Most of the regular reporting corps seemed to take it easy on Galaxy Coach Frank Yallop in the post-game press conference. He appeared genuinely hurt when one journalist rubbed it in a bit and mentioned that the Galaxy were the worst team in Carson.

“I’m not sure where to start,” Yallop said at the outset. “(That was), if not the worst result since I’ve been here, pretty close.”

David Beckham played the entire 90 minutes, his second game in two days and clearly should not have done so, as Yallop conceded.

“At the end he looked hobbled,” said Yallop. “I can’t see him playing on Sunday (in Colorado).

“I feel sorry for him to be honest,” he added. “His body’s sore because of what he’s done over the last 10 days.”
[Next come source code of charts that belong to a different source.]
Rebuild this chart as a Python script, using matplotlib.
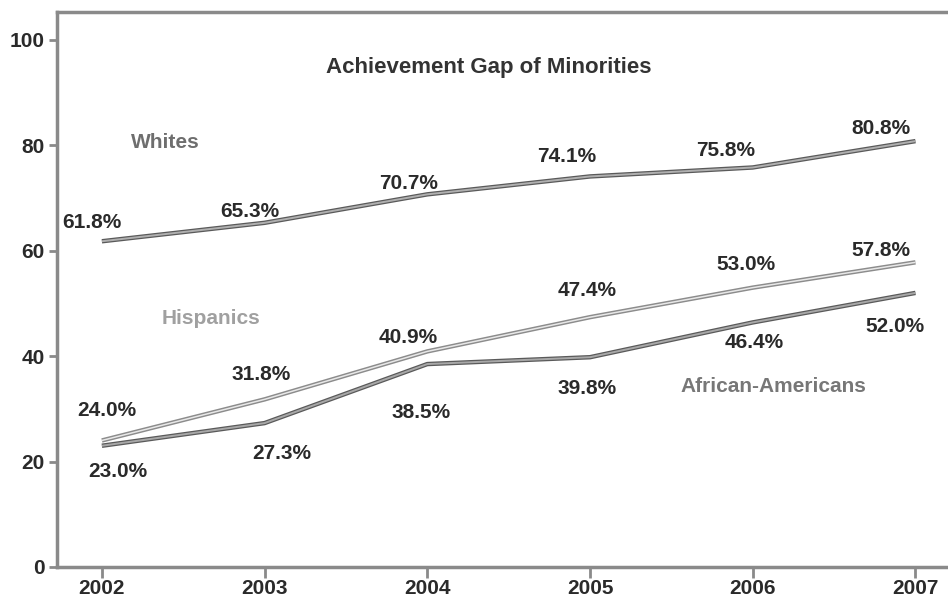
import matplotlib.pyplot as plt
import matplotlib.patheffects as pe

years = [2002, 2003, 2004, 2005, 2006, 2007]
whites = [61.8, 65.3, 70.7, 74.1, 75.8, 80.8]
hispanics = [24.0, 31.8, 40.9, 47.4, 53.0, 57.8]
african_americans = [23.0, 27.3, 38.5, 39.8, 46.4, 52.0]

# label offsets from each point, in pixels
whites_off = [(-10, 19), (-15, 11), (-19, 11), (-23, 20), (-27, 17), (-35, 13)]
hisp_off = [(5, 30), (-3, 25), (-19, 14), (-3, 27), (-7, 23), (-35, 12)]
aa_off = [(16, -26), (17, -30), (-6, -48), (-3, -31), (1, -20), (-20, -34)]

FONT = ['Liberation Sans Narrow', 'Liberation Sans', 'DejaVu Sans']

fig = plt.figure(figsize=(9.48, 6.06), dpi=100)
ax = fig.add_axes([0.0601, 0.0644, 0.9399, 0.9158])

dark = [pe.Stroke(linewidth=3.2, foreground='#5a5a5a'), pe.Normal()]
light = [pe.Stroke(linewidth=3.2, foreground='#8c8c8c'), pe.Normal()]
ax.plot(years, whites, color='#b0b0b0', lw=1.4, path_effects=dark, solid_capstyle='butt')
ax.plot(years, hispanics, color='#e8e8e8', lw=1.1, path_effects=light, solid_capstyle='butt')
ax.plot(years, african_americans, color='#a8a8a8', lw=1.4, path_effects=dark, solid_capstyle='butt')

for series, offs in ((whites, whites_off), (hispanics, hisp_off), (african_americans, aa_off)):
    for x, v, (dx, dy) in zip(years, series, offs):
        ax.annotate(f'{v:.1f}%', (x, v), xytext=(dx, dy), textcoords='offset pixels',
                    ha='center', va='center', fontsize=15, fontweight='bold',
                    color='#2a2a2a', family=FONT)

ax.text(2004.38, 94.7, 'Achievement Gap of Minorities', ha='center', va='center',
        fontsize=16, fontweight='bold', color='#333333', family=FONT)
ax.text(2002.39, 80.5, 'Whites', ha='center', va='center', fontsize=15,
        fontweight='bold', color='#6e6e6e', family=FONT)
ax.text(2002.67, 47.2, 'Hispanics', ha='center', va='center', fontsize=15,
        fontweight='bold', color='#a0a0a0', family=FONT)
ax.text(2006.13, 34.3, 'African-Americans', ha='center', va='center', fontsize=15,
        fontweight='bold', color='#777777', family=FONT)

ax.set_xlim(2001.724, 2007.2)
ax.set_ylim(0, 105.3)
ax.set_xticks(years)
ax.set_yticks([0, 20, 40, 60, 80, 100])
ax.spines['right'].set_visible(False)
for s in ('left', 'bottom', 'top'):
    ax.spines[s].set_color('#8a8a8a')
    ax.spines[s].set_linewidth(2.5)
ax.tick_params(axis='x', length=8, width=2, color='#8a8a8a', pad=1)
ax.tick_params(axis='y', length=6, width=2, color='#8a8a8a', pad=3)
for lab in ax.get_xticklabels() + ax.get_yticklabels():
    lab.set_fontsize(15)
    lab.set_fontweight('bold')
    lab.set_family(FONT)
    lab.set_color('#2a2a2a')

fig.savefig('out.png', dpi=100)
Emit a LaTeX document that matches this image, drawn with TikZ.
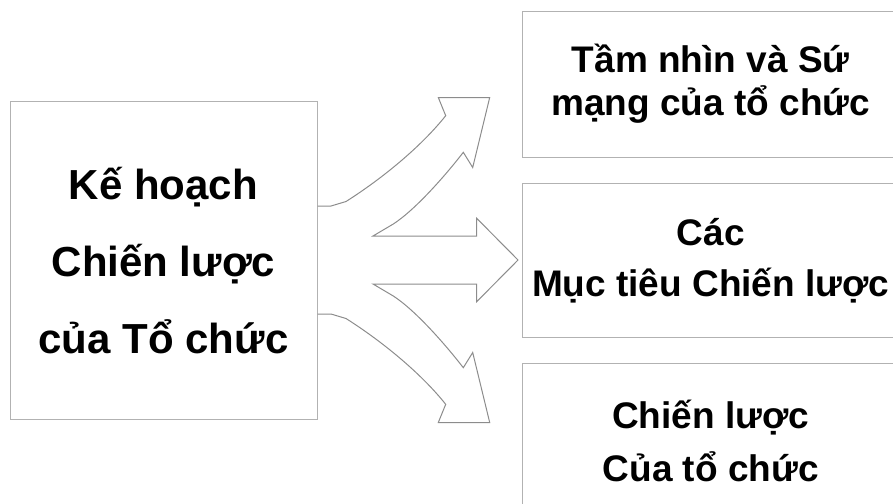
\documentclass[tikz,border=0pt]{standalone}
\usepackage{fontspec}
\setmainfont{Liberation Sans}
\usepackage{tikz}
\usetikzlibrary{positioning}

\tikzset{
	box/.style={draw=gray!60, line width=0.5pt, align=center, inner sep=0pt, minimum width=188pt},
	bigarrow/.style={draw=gray!90, line width=0.5pt, line join=miter},
}

\begin{document}
\begin{tikzpicture}[x=0.5pt, y=-0.5pt]
	\useasboundingbox (0,0) rectangle (893,503);
	\clip (0,0) rectangle (893,503);

	%Plan
	\node (Plan) [box, minimum width=153.5pt, minimum height=158.7pt, font=\bfseries\fontsize{21}{38.5}\selectfont] at (163.5,260.5) {Kế hoạch\\Chiến lược\\của Tổ chức};

	%Goals
	\node (Goals) [box, minimum height=77.35pt, font=\bfseries\fontsize{18.5}{25.5}\selectfont, right=102.35pt of Plan] {Các\\Mục tiêu Chiến lược};

	%Vision
	\node (Vision) [box, minimum height=73pt, font=\bfseries\fontsize{18.5}{21.5}\selectfont, above=12.5pt of Goals] {Tầm nhìn và Sứ\\mạng của tổ chức};

	%Strategy
	\node (Strategy) [box, minimum height=77.5pt, font=\bfseries\fontsize{18.5}{26.5}\selectfont, below=12.5pt of Goals] {Chiến lược\\Của tổ chức};

	%Arrows
	\draw [bigarrow] (Plan.east |- 0,206) -- (331,206) -- (346,201.5)
		.. controls (380,180) and (420,148) .. (445.7,115.7)
		-- (438.3,97.5) -- (489.7,97.5) -- (472.7,167.5) -- (463.3,152.3)
		.. controls (445,176) and (415,210) .. (393.3,224) -- (373,236)
		-- (476.7,236) -- (476.7,218.3) -- (518,260) -- (476.7,301.7) -- (476.7,284) -- (373,284)
		-- (393.3,296) .. controls (415,310) and (445,344) .. (463.3,367.7)
		-- (472.7,352.5) -- (489.7,422.5) -- (438.3,422.5) -- (445.7,404.3)
		.. controls (420,372) and (380,340) .. (346,318.5) -- (331,314) -- (Plan.east |- 0,314);

\end{tikzpicture}
\end{document}
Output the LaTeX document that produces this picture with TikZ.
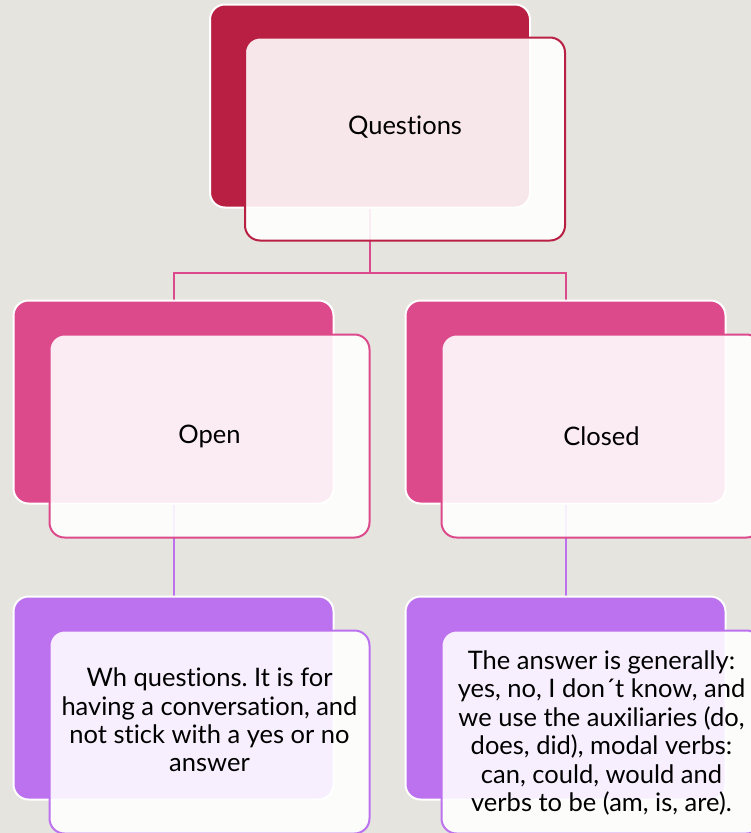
\documentclass[tikz,border=0pt]{standalone}
\usepackage{fontspec}
\setmainfont[Ligatures=NoCommon]{Lato}
\frenchspacing
\usetikzlibrary{backgrounds}
\definecolor{slidebg}{RGB}{230,228,223}
\definecolor{qred}{RGB}{185,31,67}
\definecolor{qpink}{RGB}{221,74,140}
\definecolor{qviolet}{RGB}{188,114,239}
\tikzset{
  back/.style={rectangle, fill=#1, draw=white, line width=2pt, rounded corners=15pt,
    minimum width=320pt, minimum height=203pt, inner sep=0pt},
  front/.style={rectangle, draw=#1, fill=white, fill opacity=0.89, line width=2pt,
    rounded corners=15pt, minimum width=320pt, minimum height=203pt, inner sep=0pt},
  txt/.style={font=\fontsize{25.5}{28.4}\selectfont, align=center, text=black, inner sep=0pt},
  link/.style={draw=#1, line width=2pt}
}
\begin{document}
\begin{tikzpicture}[x=1pt, y=-1pt]
  \useasboundingbox (0,0) rectangle (751,833);
  % back plates
  \node[back=qred] (qb) at (370,106) {};
  \node[back=qpink] (openb) at (173.5,402) {};
  \node[back=qpink] (closedb) at (565.5,402) {};
  \node[back=qviolet] (whb) at (173.5,698) {};
  \node[back=qviolet] (ansb) at (565.5,698) {};
  % front cards
  \node[front=qred] (q) at ([xshift=35pt, yshift=-33pt]qb.center) {};
  \node[front=qpink] (open) at ([xshift=36pt, yshift=-34pt]openb.center) {};
  \node[front=qpink] (closed) at ([xshift=36pt, yshift=-34pt]closedb.center) {};
  \node[front=qviolet] (wh) at ([xshift=36pt, yshift=-34pt]whb.center) {};
  \node[front=qviolet] (ans) at ([xshift=36pt, yshift=-34pt]ansb.center) {};
  % texts
  \node[txt] (q-text) at ([yshift=12pt]q.center) {Questions};
  \node[txt] (open-text) at (open.center) {Open};
  \node[txt] (closed-text) at (closed.center) {Closed};
  \node[txt] (wh-text) at ([yshift=12pt]wh.center)
    {Wh questions. It is for\\having a conversation, and\\not stick with a yes or no\\answer};
  \node[txt] (ans-text) at ([yshift=-1pt]ans.center)
    {The answer is generally:\\yes, no, I don\textasciiacute t know, and\\we use the auxiliaries (do,\\does, did), modal verbs:\\can, could, would and\\verbs to be (am, is, are).};
  % connectors behind the plates
  \begin{scope}[on background layer]
    \fill[slidebg] (0,0) rectangle (751,833);
    \draw[link=qpink] (qb.south) -- ++(0,64) -| (openb.north);
    \draw[link=qpink] (qb.south) -- ++(0,64) -| (closedb.north);
    \draw[link=qviolet] (openb.south) -- (whb.north);
    \draw[link=qviolet] (closedb.south) -- (ansb.north);
  \end{scope}
\end{tikzpicture}
\end{document}
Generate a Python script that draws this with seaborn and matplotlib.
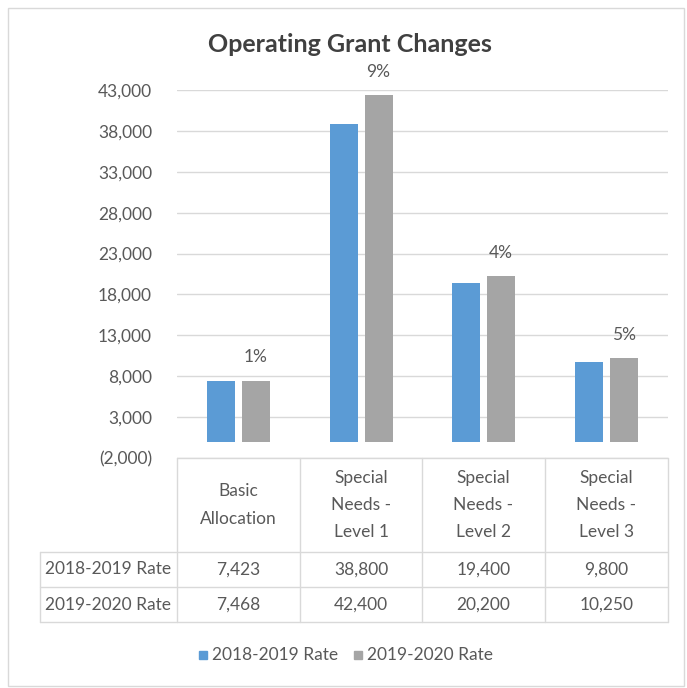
import pandas as pd
import matplotlib
matplotlib.use("Agg")
import matplotlib.pyplot as plt
import seaborn as sns
from matplotlib.patches import Rectangle
from matplotlib.lines import Line2D

# datos del grafico
categories = ["Basic\nAllocation", "Special\nNeeds -\nLevel 1", "Special\nNeeds -\nLevel 2", "Special\nNeeds -\nLevel 3"]
series_names = ["2018-2019 Rate", "2019-2020 Rate"]
rate_2018 = [7423, 38800, 19400, 9800]
rate_2019 = [7468, 42400, 20200, 10250]
pct_labels = ["1%", "9%", "4%", "5%"]
y_ticks = [-2000, 3000, 8000, 13000, 18000, 23000, 28000, 33000, 38000, 43000]

colors = ["#5B9BD5", "#A5A5A5"]
txt = "#595959"
grid_c = "#D9D9D9"

sns.set_style("white")
plt.rcParams["font.family"] = ["Lato", "DejaVu Sans"]

df = pd.DataFrame({
    "cat": categories * 2,
    "serie": [series_names[0]] * 4 + [series_names[1]] * 4,
    "valor": rate_2018 + rate_2019,
})

W, H = 687, 688
fig = plt.figure(figsize=(W / 100, H / 100), dpi=100)

def fx(px):
    return px / W

def fy(py):
    return 1 - py / H

# ejes del grafico
x0, x1, ytop, ybot = 177, 668, 90, 458
ax = fig.add_axes([fx(x0), fy(ybot), fx(x1) - fx(x0), fy(ytop) - fy(ybot)])
sns.barplot(data=df, x="cat", y="valor", hue="serie", palette=colors,
            width=0.57, gap=0.2, ax=ax, legend=False, saturation=1, linewidth=0)
ax.set_xlim(-0.5, 3.5)
ax.set_ylim(-2000, 43000)
ax.set_yticks(y_ticks)
ax.set_yticklabels([f"({abs(v):,})" if v < 0 else f"{v:,}" for v in y_ticks],
                   fontsize=12.5, color=txt)
ax.tick_params(axis="y", length=0, pad=18)
ax.set_xticks([])
ax.set_xlabel("")
ax.set_ylabel("")
for v in y_ticks:
    ax.axhline(v, color=grid_c, lw=1, zorder=0)
for s in ax.spines.values():
    s.set_visible(False)

# etiquetas de porcentaje sobre las barras grises
for i, (v, lab) in enumerate(zip(rate_2019, pct_labels)):
    ax.annotate(lab, (i + 0.14, v), xytext=(0, 11), textcoords="offset points",
                ha="center", va="bottom", fontsize=12.5, color=txt)

fig.text(fx(350), fy(44), "Operating Grant Changes", ha="center", va="center",
         fontsize=18, fontweight="bold", color="#404040")

# tabla de datos
col_x = [177, 300, 422, 545, 668]
rows_y = [458, 552, 587, 622]
lw = 1
def hline(y, xa, xb):
    fig.add_artist(Line2D([fx(xa), fx(xb)], [fy(y), fy(y)], color=grid_c, lw=lw))
def vline(x, ya, yb):
    fig.add_artist(Line2D([fx(x), fx(x)], [fy(ya), fy(yb)], color=grid_c, lw=lw))

hline(458, 177, 668)
for y in rows_y[1:]:
    hline(y, 40, 668)
for x in col_x:
    vline(x, 458, 622)
vline(40, 552, 622)

for i, cat in enumerate(categories):
    cx = (col_x[i] + col_x[i + 1]) / 2
    fig.text(fx(cx), fy(505), cat, ha="center", va="center", fontsize=12.5,
             color=txt, linespacing=1.85)
    fig.text(fx(cx), fy(569.5), f"{rate_2018[i]:,}", ha="center", va="center",
             fontsize=12.5, color=txt)
    fig.text(fx(cx), fy(604.5), f"{rate_2019[i]:,}", ha="center", va="center",
             fontsize=12.5, color=txt)
fig.text(fx(45), fy(569.5), series_names[0], ha="left", va="center", fontsize=12.5, color=txt)
fig.text(fx(45), fy(604.5), series_names[1], ha="left", va="center", fontsize=12.5, color=txt)

# leyenda
for sx, c, name in [(203, colors[0], series_names[0]), (358, colors[1], series_names[1])]:
    fig.add_artist(Rectangle((fx(sx - 4), fy(659)), fx(8), 8 / H, color=c,
                             transform=fig.transFigure))
    fig.text(fx(sx + 9), fy(655), name, ha="left", va="center", fontsize=12.5, color=txt)

# borde exterior
fig.add_artist(Rectangle((fx(8), fy(686)), fx(676), fy(8) - fy(686), fill=False,
                         edgecolor=grid_c, lw=1, transform=fig.transFigure))

fig.savefig("out.png", dpi=100)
There is an increasing air of desperation around the Galaxy these days, while for Chivas USA the prevailing atmosphere is vindication.

“Of course, I am proud of my guys,” said Preki when asked if there was some measure of satisfaction in beating the high-profile, free-spending Galaxy, while Chivas USA is getting much smaller crowds, yet getting things done on a much smaller budget.

“Publicity or no publicity, we can’t really worry about that,” he added.

It’s hard not to feel happy for co-owner Antonio Cue who is reaping the rewards of a slow, steady rebuilding process after a humiliating first season.

“It is a very important victory,” said Cue. “It’s not only how we played, but who we played against.”